Yayıncı kuruluş bile pozisyonları ve özetleri keyfine göre servis ederken biz boşuna konuşuyoruz. Herkesin penaltı gördüğü pozisyonun aslında penaltı olmadığını gösteren görüntü ekrana gelmezken diğerleri defalarca servis edilebiliyor, ya da tersi…
‘VAR kayıtları elimizde’ciler, ‘Ligi bitirtmeyiz’ciler, “Adalet, adalet!” diye bağıranlar istediklerini alınca kayıtları da unutup, ligi de bitirtebildiği bozuk bir düzen kurulmuş ve biz hala futboldan güzel şeyler bekliyoruz.
500 milyon dolarlık ligin değeri 90 milyon dolara düşmüş ama kime ne?
Yarıda kalan hakem operasyonundan beri ortalığa dökülen ifşaatlar bile sistemin ne denli kangrenleştiğini hepimize gösteriyor. Ortaya çıkan resimden birkaç kişi ve kulüp dışında herkes rahatsız ama nedense herkes karnından konuşuyor.

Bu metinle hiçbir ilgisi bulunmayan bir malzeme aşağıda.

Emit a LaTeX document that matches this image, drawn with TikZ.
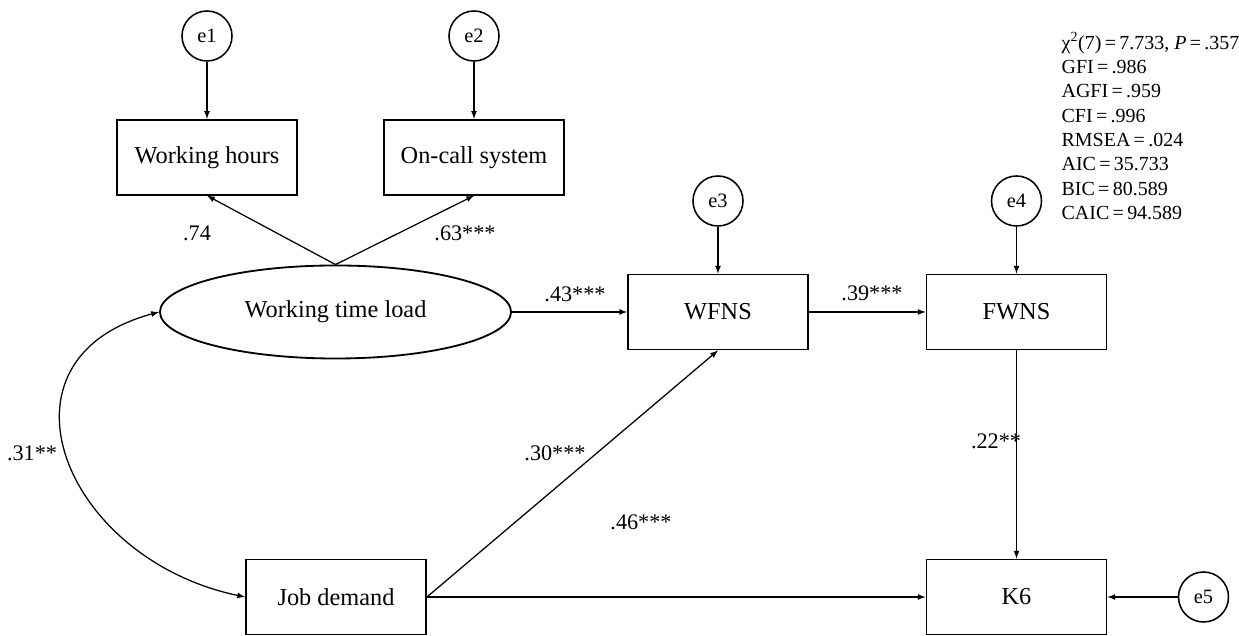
\documentclass[tikz,border=0pt]{standalone}
\usepackage{fontspec}
\setmainfont{Liberation Serif}
\usetikzlibrary{shapes.geometric}
\usetikzlibrary{positioning}
\usetikzlibrary{arrows}

\begin{document}
\begin{tikzpicture}[x=0.025cm,y=0.025cm,>=latex,line width=0.9pt,
	obs node/.style={rectangle,draw,line width=1.3pt,minimum width=4.5cm,
		minimum height=1.875cm,font=\fontsize{17.3}{20}\selectfont},
	lat node/.style={ellipse,draw,line width=1.3pt,inner sep=0pt,
		minimum width=8.775cm,minimum height=2.325cm,font=\fontsize{17.3}{20}\selectfont},
	err node/.style={circle,draw,line width=1.1pt,inner sep=0pt,
		minimum size=1.25cm,font=\fontsize{14.5}{16}\selectfont},
	coef/.style={font=\fontsize{15.8}{18}\selectfont}]

	\useasboundingbox (0,0) rectangle (1239,636);

	\node[err node] (e1) at (207,600) {e1};
	\node[obs node] (wh) [below=1.425cm of e1] {Working hours};
	\node[err node] (e2) at (474,600) {e2};
	\node[obs node] (oc) [below=1.425cm of e2] {On-call system};
	\node[lat node] (wtl) at (335.5,324) {Working time load};
	\node[obs node] (wfns) at (718,324) {WFNS};
	\node[err node] (e3) at (718,435) {e3};
	\node[obs node] (fwns) at (1016.5,324) {FWNS};
	\node[err node] (e4) at (1016.5,435) {e4};
	\node[obs node] (jd) at (336,39) {Job demand};
	\node[obs node] (k6) at (1016.5,39) {K6};
	\node[err node] (e5) at (1203.5,39) {e5};

	\path[->]
	(e1) edge (wh)
	(e2) edge (oc)
	(wtl.north) edge (wh.south)
	(wtl.north) edge (oc.south)
	(wtl) edge (wfns)
	(e3) edge (wfns)
	(wfns) edge (fwns)
	(e4) edge (fwns)
	(jd.east) edge (wfns.south)
	(jd) edge (k6)
	(fwns) edge (k6)
	(e5) edge (k6);

	\draw[<->] (wtl.west) .. controls +(-175,-47) and +(-182,38) .. (jd.west);

	% path coefficients
	\node[coef] (c1) at (197,403) {.74};
	\node[coef] (c2) at (465,403) {.63***};
	\node[coef] (c3) at (575,342) {.43***};
	\node[coef] (c4) at (872,343) {.39***};
	\node[coef] (c5) at (555,183) {.30***};
	\node[coef] (c6) at (996,195) {.22**};
	\node[coef] (c7) at (641,114) {.46***};
	\node[coef] (c8) at (32,183) {.31**};

	% fit indices
	\node[anchor=north west,inner sep=0pt,align=left,
		font=\fontsize{14.2}{17.3}\selectfont] (fit) at (1061,604)
	{χ\textsuperscript{2}(7)\,=\,7.733, \textit{P}\,=\,.357\\
		GFI\,=\,.986\\
		AGFI\,=\,.959\\
		CFI\,=\,.996\\
		RMSEA\,=\,.024\\
		AIC\,=\,35.733\\
		BIC\,=\,80.589\\
		CAIC\,=\,94.589};
\end{tikzpicture}
\end{document}
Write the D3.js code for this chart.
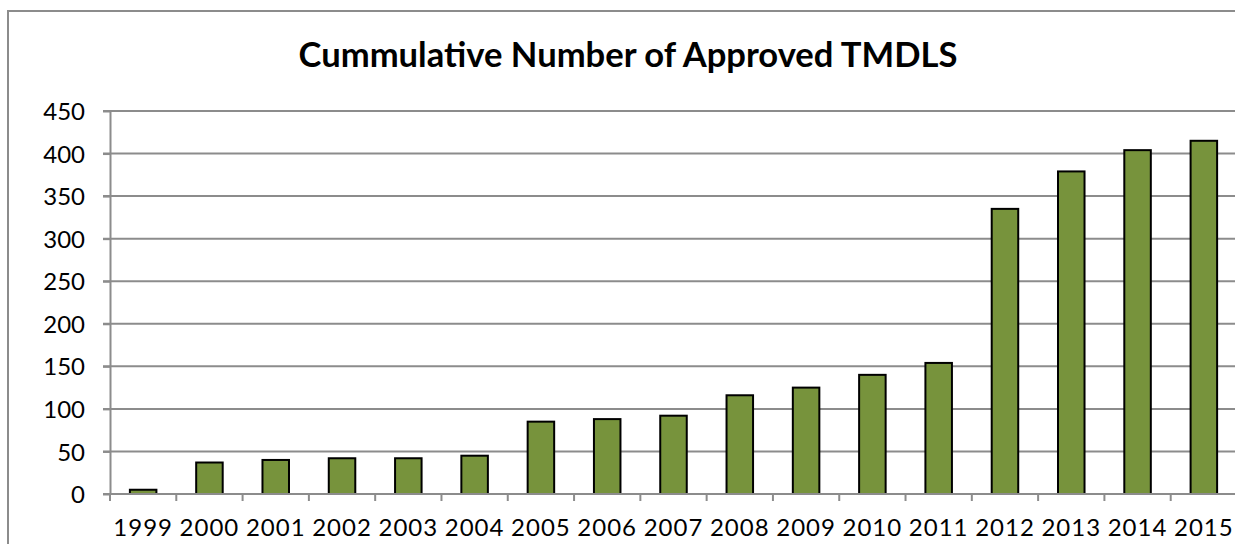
<!DOCTYPE html>
<meta charset="utf-8">
<style>
body { margin: 0; background: #fff; }
text { font-family: Lato, "Open Sans", sans-serif; fill: #000; }
.grid line { stroke: #8c8c8c; stroke-width: 2; }
.axis path, .axis line { stroke: #8c8c8c; stroke-width: 2; }
.axis text { font-size: 24px; }
.xlabel { letter-spacing: 1px; }
.bar { fill: #77933c; stroke: #000; stroke-width: 2; }
</style>
<svg width="1235" height="544"></svg>
<script src="https://cdn.jsdelivr.net/npm/d3@7"></script>
<script>

var years = ["1999", "2000", "2001", "2002", "2003", "2004", "2005", "2006", "2007",
             "2008", "2009", "2010", "2011", "2012", "2013", "2014", "2015"];
var approved = [5, 37, 40, 42, 42, 45, 85, 88, 92, 116, 125, 140, 154, 335, 379, 404, 415];
var yTicks = [0, 50, 100, 150, 200, 250, 300, 350, 400, 450];
var title = "Cummulative Number of Approved TMDLS";

var svg = d3.select("svg");

// outer chart border (runs off the right and bottom of the picture)
svg.append("rect")
    .attr("x", 8).attr("y", 11)
    .attr("width", 1260).attr("height", 560)
    .attr("fill", "#fff")
    .attr("stroke", "#8c8c8c")
    .attr("stroke-width", 2);

var plotLeft = 110, plotRight = 1237, plotTop = 111, plotBottom = 494;

var x = d3.scaleBand()
    .domain(years)
    .range([plotLeft, plotRight])
    .paddingInner(0.6)
    .paddingOuter(0.3);

var y = d3.scaleLinear()
    .domain([0, 450])
    .range([plotBottom, plotTop]);

// gridlines
svg.append("g")
    .attr("class", "grid")
    .selectAll("line")
    .data(yTicks)
    .enter().append("line")
    .attr("x1", plotLeft - 7)
    .attr("x2", plotRight)
    .attr("y1", function(d) { return y(d); })
    .attr("y2", function(d) { return y(d); });

// y axis
var yAxis = svg.append("g")
    .attr("class", "axis")
    .attr("transform", "translate(" + plotLeft + ",0)")
    .call(d3.axisLeft(y).tickValues(yTicks).tickSize(7).tickPadding(18).tickSizeOuter(0));
yAxis.selectAll("text").attr("dy", "0.36em");

// bars
svg.selectAll(".bar")
    .data(approved)
    .enter().append("rect")
    .attr("class", "bar")
    .attr("x", function(d, i) { return x(years[i]); })
    .attr("width", x.bandwidth())
    .attr("y", function(d) { return y(d); })
    .attr("height", function(d) { return y(0) - y(d); });

// x axis: ticks sit between categories
var step = x.step();
var xAxis = svg.append("g")
    .attr("class", "axis")
    .attr("transform", "translate(0," + plotBottom + ")");
xAxis.append("line")
    .attr("x1", plotLeft).attr("x2", plotRight);
xAxis.selectAll(".tick")
    .data(d3.range(years.length + 1))
    .enter().append("line")
    .attr("x1", function(i) { return plotLeft + i * step; })
    .attr("x2", function(i) { return plotLeft + i * step; })
    .attr("y1", 0).attr("y2", 7);
xAxis.selectAll("text")
    .data(years)
    .enter().append("text")
    .attr("class", "xlabel")
    .attr("x", function(d) { return x(d) + x.bandwidth() / 2; })
    .attr("y", 42)
    .attr("text-anchor", "middle")
    .text(function(d) { return d; });

svg.append("text")
    .attr("x", 628)
    .attr("y", 67)
    .attr("text-anchor", "middle")
    .style("font-size", "34.6px")
    .style("font-weight", "bold")
    .text(title);

</script>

Halil Umut Meler’in darbına giden yol işte böyle döşendi. Döşendi ama alt liglerde zaten hakemler hemen her hafta darp edilirken bu tepkilerin samimi olduğuna inanmak için bence bir sebep yok.
Rakip takımların taşlandığı, araçlarının kurşunlandığı, yöneticilerinin tribünlerden aşağı atıldığı, silahla, havai fişeklerle tribünlerde adam vurulduğu, hakemlerin sahada darp edildiği, soyunma odasına kilitlendiği, X ya da Y takımının aleyhine düdük çaldı diye aylarca maç verilmeyen bir ülkede yaşadığımız gerçeğini nedense görmezden geliyoruz.
O kadar ikiyüzlüyüz ki yine Ankara’da hakeme ve futbolculara saldırı olduğunda saldırganı etkisiz hale getirdiği için Josef’e ceza verilirken saldırganları birileri kahraman ilan etmişlerdi. Şimdi de farklı davranılacağını sanmak beyhude bir umut.
Futbolu bataklık haline getiren “her ne pahasına olursa olsun kazanmak” anlayışından vazgeçemedikçe bu tür olaylardan kurtulamayacağımız çok açık!